Moving outwards from the innermost sanctuary to the next compartment of the Tabernacle known as the holy place, we find three further articles of furniture, the table of shewbread, the golden candlestick (described in 25:31-39), and the altar of incense (described not at this point, but much later, in 30:1-10). We learn from Leviticus 24:5-9 that the shewbread - 'the bread of the presence' - consisted of twelve cakes or loaves laid in two rows on the table every Sabbath day, with frankincense on each row. The symbolism here is various. That there were twelve loaves is surely meant to speak of the twelve tribes of Israel, and of the fact that they were ever before the Lord, and upon His heart. This again stresses the note of fellowship, and God's desire for His people, a note further emphasised by the symbolism of the table itself. 'Thou preparest a table for me', says the Psalmist, 'in the presence of mine enemies', and this table in the wilderness is the eloquent assurance from God that His people will never want through all their pilgrimage.

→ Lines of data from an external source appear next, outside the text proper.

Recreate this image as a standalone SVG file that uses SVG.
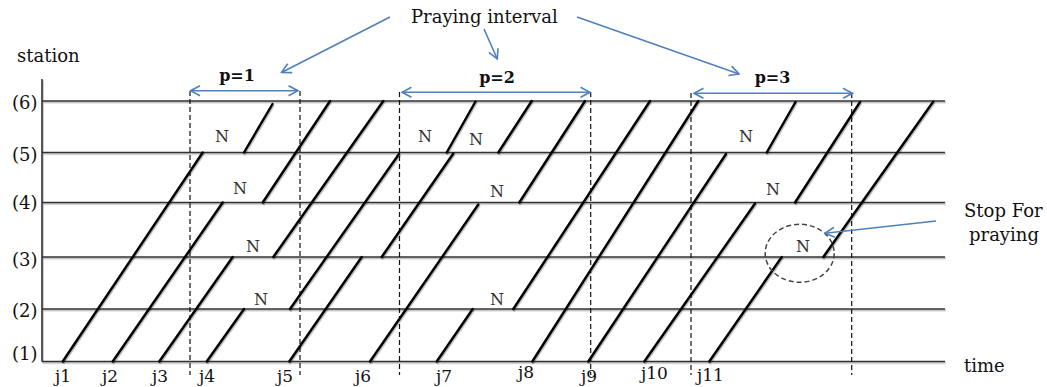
<svg xmlns="http://www.w3.org/2000/svg" width="1047" height="387" viewBox="0 0 1047 387">
<style>
  text { font-family: "DejaVu Serif", "Liberation Serif", serif; fill: #111; }
  .lbl { font-size: 18px; }
  .st { font-size: 18px; }
  .n { font-size: 16px; fill: #333; text-anchor: middle; }
  .p { font-size: 16px; text-anchor: middle; font-weight: bold; }
  .j { font-size: 17px; }
  .hl { stroke: #333; stroke-width: 1.6; fill: none; }
  .tr { stroke: #000; stroke-width: 2.4; fill: none; stroke-linecap: round; }
  .dash { stroke: #111; stroke-width: 1.2; stroke-dasharray: 5 3; fill: none; }
  .blue { stroke: #4f81bd; stroke-width: 1.6; fill: none; }
</style>
<defs>
  <filter id="sh" x="-5%" y="-5%" width="110%" height="110%">
    <feDropShadow dx="0.8" dy="1.4" stdDeviation="0.7" flood-color="#000" flood-opacity="0.3"/>
  </filter>
  <marker id="ah" viewBox="0 0 12 12" refX="11" refY="6" markerWidth="12" markerHeight="12" markerUnits="userSpaceOnUse" orient="auto-start-reverse">
    <path d="M1.5,1 L11,6 L1.5,11" fill="none" stroke="#4f81bd" stroke-width="1.6"/>
  </marker>
</defs>

<g id="axes" filter="url(#sh)">
  <line class="hl" x1="42" y1="79" x2="42" y2="361.5"/>
  <line class="hl" x1="42" y1="101" x2="945" y2="101"/>
  <line class="hl" x1="42" y1="152.5" x2="945" y2="152.5"/>
  <line class="hl" x1="42" y1="202.5" x2="945" y2="202.5"/>
  <line class="hl" x1="42" y1="257" x2="945" y2="257"/>
  <line class="hl" x1="42" y1="309" x2="945" y2="309"/>
  <line class="hl" x1="42" y1="361.5" x2="945" y2="361.5"/>
</g>

<g id="axis-labels">
  <text class="lbl" x="17" y="62">station</text>
  <text class="st" x="12" y="109">(6)</text>
  <text class="st" x="12" y="161">(5)</text>
  <text class="st" x="12" y="209">(4)</text>
  <text class="st" x="12" y="266">(3)</text>
  <text class="st" x="12" y="317">(2)</text>
  <text class="st" x="12" y="360">(1)</text>
  <text class="lbl" x="964" y="372">time</text>
</g>

<g id="intervals">
  <line class="dash" x1="190" y1="91" x2="190" y2="375"/>
  <line class="dash" x1="300" y1="91" x2="300" y2="375"/>
  <line class="dash" x1="399.5" y1="92" x2="399.5" y2="375"/>
  <line class="dash" x1="590.7" y1="92" x2="590.7" y2="375"/>
  <line class="dash" x1="691" y1="93" x2="691" y2="375"/>
  <line class="dash" x1="851.7" y1="93" x2="851.7" y2="375"/>
</g>

<g id="trains" filter="url(#sh)">
  <g id="j1"><line class="tr" x1="62.7" y1="361.5" x2="202.7" y2="152.5"/><line class="tr" x1="244" y1="152.5" x2="272.5" y2="104"/></g>
  <g id="j2"><line class="tr" x1="112.7" y1="361.5" x2="222.7" y2="202.5"/><line class="tr" x1="262.7" y1="202.5" x2="330" y2="101"/></g>
  <g id="j3"><line class="tr" x1="159.3" y1="361.5" x2="232.7" y2="257"/><line class="tr" x1="273.3" y1="257" x2="383.3" y2="101"/></g>
  <g id="j4"><line class="tr" x1="206.7" y1="361.5" x2="244" y2="309"/><line class="tr" x1="290" y1="309" x2="399" y2="154"/><line class="tr" x1="446.7" y1="152.5" x2="475.5" y2="101.5"/></g>
  <g id="j5"><line class="tr" x1="289.3" y1="361.5" x2="361.7" y2="257"/><line class="tr" x1="381.7" y1="257" x2="453.3" y2="153.5"/><line class="tr" x1="498.3" y1="152.5" x2="531.7" y2="101"/></g>
  <g id="j6"><line class="tr" x1="370" y1="361.5" x2="478.3" y2="204.5"/><line class="tr" x1="519.3" y1="202.5" x2="585" y2="101"/></g>
  <g id="j7"><line class="tr" x1="436.7" y1="361.5" x2="472.7" y2="309"/><line class="tr" x1="513.3" y1="309" x2="650" y2="101"/></g>
  <g id="j8"><line class="tr" x1="532.3" y1="361.5" x2="698.3" y2="101"/></g>
  <g id="j9"><line class="tr" x1="588.3" y1="361.5" x2="726" y2="154"/><line class="tr" x1="766.7" y1="152.5" x2="795.5" y2="102"/></g>
  <g id="j10"><line class="tr" x1="644.3" y1="361.5" x2="755" y2="203.5"/><line class="tr" x1="795" y1="202.5" x2="860" y2="102"/></g>
  <g id="j11"><line class="tr" x1="709.3" y1="361.5" x2="781.7" y2="257"/><line class="tr" x1="823.3" y1="257" x2="933.3" y2="101.5"/></g>
</g>

<g id="train-labels">
  <text class="j" x="55" y="382">j1</text>
  <text class="j" x="102" y="382">j2</text>
  <text class="j" x="152" y="382">j3</text>
  <text class="j" x="199" y="382">j4</text>
  <text class="j" x="277" y="382">j5</text>
  <text class="j" x="355" y="382">j6</text>
  <text class="j" x="436" y="382">j7</text>
  <text class="j" x="518" y="378">j8</text>
  <text class="j" x="581" y="382">j9</text>
  <text class="j" x="641" y="379">j10</text>
  <text class="j" x="697" y="381">j11</text>
</g>

<g id="stops">
  <text class="n" x="222" y="142">N</text>
  <text class="n" x="240" y="194">N</text>
  <text class="n" x="253" y="252">N</text>
  <text class="n" x="261" y="305">N</text>
  <text class="n" x="425" y="142">N</text>
  <text class="n" x="476" y="145">N</text>
  <text class="n" x="497" y="197">N</text>
  <text class="n" x="497" y="305">N</text>
  <text class="n" x="746" y="142">N</text>
  <text class="n" x="773" y="195">N</text>
  <text class="n" x="803" y="252">N</text>
  <ellipse cx="799.7" cy="253.3" rx="34.5" ry="29" fill="none" stroke="#444" stroke-width="1.5" stroke-dasharray="5 3"/>
</g>

<g id="annotations">
  <text class="lbl" x="411" y="23">Praying interval</text>
  <text class="p" x="237" y="81">p=1</text>
  <text class="p" x="497" y="83">p=2</text>
  <text class="p" x="772.5" y="83">p=3</text>
  <text class="lbl" x="964" y="217">Stop For</text>
  <text class="lbl" x="969" y="241">praying</text>
</g>

<g id="connectors">
  <line class="blue" x1="390" y1="17" x2="281.5" y2="72.5" marker-end="url(#ah)"/>
  <line class="blue" x1="484" y1="29" x2="497.3" y2="59" marker-end="url(#ah)"/>
  <line class="blue" x1="577" y1="17" x2="739" y2="74" marker-end="url(#ah)"/>
  <line class="blue" x1="936" y1="221" x2="825" y2="233.3" marker-end="url(#ah)"/>
  <line class="blue" x1="190.5" y1="90.7" x2="298" y2="90.7" marker-start="url(#ah)" marker-end="url(#ah)"/>
  <line class="blue" x1="402" y1="92.3" x2="590" y2="92.3" marker-start="url(#ah)" marker-end="url(#ah)"/>
  <line class="blue" x1="694" y1="93.3" x2="852.5" y2="93.3" marker-start="url(#ah)" marker-end="url(#ah)"/>
</g>
</svg>
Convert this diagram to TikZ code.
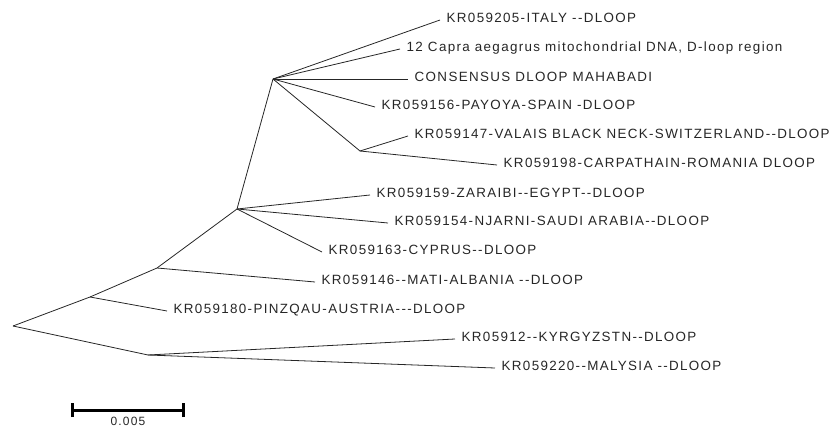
\documentclass[tikz,border=0pt]{standalone}
\usepackage{fontspec}
\newfontfamily\lblfont[LetterSpace=10,Ligatures=TeXOff]{Liberation Sans}
\begin{document}
\begin{tikzpicture}[x=1pt,y=-1pt,
  branch/.style={draw=black!85,line width=0.8pt},
  leaf/.style={anchor=west,font=\lblfont\fontsize{13.4}{15}\selectfont,text=black!85,
    inner xsep=6.5pt,inner ysep=0pt,text height=9.6pt,text depth=5pt},
  scalebar/.style={draw=black,line width=3pt}]
\useasboundingbox (0,0) rectangle (832,427);
% internal nodes
\coordinate (root) at (13,326);
\coordinate (A) at (90,297);
\coordinate (B) at (157,268);
\coordinate (E) at (237,209);
\coordinate (F) at (273,79);
\coordinate (G) at (360,151);
\coordinate (D) at (148,355);
% leaves
\node[leaf] (l1) at (440,20) {KR059205-ITALY --DLOOP};
\node[leaf] (l2) at (400,49) {12 Capra aegagrus mitochondrial DNA, D-loop region};
\node[leaf] (l3) at (408,79) {CONSENSUS DLOOP MAHABADI};
\node[leaf] (l4) at (375,107) {KR059156-PAYOYA-SPAIN -DLOOP};
\node[leaf] (l5) at (408,136) {KR059147-VALAIS BLACK NECK-SWITZERLAND--DLOOP};
\node[leaf] (l6) at (497,165) {KR059198-CARPATHAIN-ROMANIA DLOOP};
\node[leaf] (l7) at (370,195) {KR059159-ZARAIBI--EGYPT--DLOOP};
\node[leaf] (l8) at (388,223) {KR059154-NJARNI-SAUDI ARABIA--DLOOP};
\node[leaf] (l9) at (322,252) {KR059163-CYPRUS--DLOOP};
\node[leaf] (l10) at (315,282) {KR059146--MATI-ALBANIA --DLOOP};
\node[leaf] (l11) at (167,311) {KR059180-PINZQAU-AUSTRIA---DLOOP};
\node[leaf] (l12) at (455,339) {KR05912--KYRGYZSTN--DLOOP};
\node[leaf] (l13) at (495,368) {KR059220--MALYSIA --DLOOP};
% branches
\draw[branch] (root) -- (A) -- (B) -- (E) -- (F);
\draw[branch] (root) -- (D);
\draw[branch] (F) -- (l1.west);
\draw[branch] (F) -- (l2.west);
\draw[branch] (F) -- (l3.west);
\draw[branch] (F) -- (l4.west);
\draw[branch] (F) -- (G);
\draw[branch] (G) -- (l5.west);
\draw[branch] (G) -- (l6.west);
\draw[branch] (E) -- (l7.west);
\draw[branch] (E) -- (l8.west);
\draw[branch] (E) -- (l9.west);
\draw[branch] (B) -- (l10.west);
\draw[branch] (A) -- (l11.west);
\draw[branch] (D) -- (l12.west);
\draw[branch] (D) -- (l13.west);
% scale bar
\coordinate (s1) at (72,410);
\coordinate (s2) at (183,410);
\draw[scalebar] (s1) -- (s2);
\draw[scalebar] ([yshift=-7pt]s1) -- ([yshift=7pt]s1);
\draw[scalebar] ([yshift=-7pt]s2) -- ([yshift=7pt]s2);
\node[anchor=base,font=\lblfont\fontsize{12}{13}\selectfont,inner sep=0pt,text=black!85] (sl) at (128,425) {0.005};
\end{tikzpicture}
\end{document}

The details of the preparation of the bread given in Leviticus 24 are 'typically' suggestive; the wheat harvested and ground at the mill into the fine flour required speaks of Christ, our God-appointed wheat (John 12:24), sifted by suffering, ground and bruised fine in the mill of God's judgment against sin so that He might become the bread of God's presence (Fuller), the bread of life for all His people (see John 6:33-58).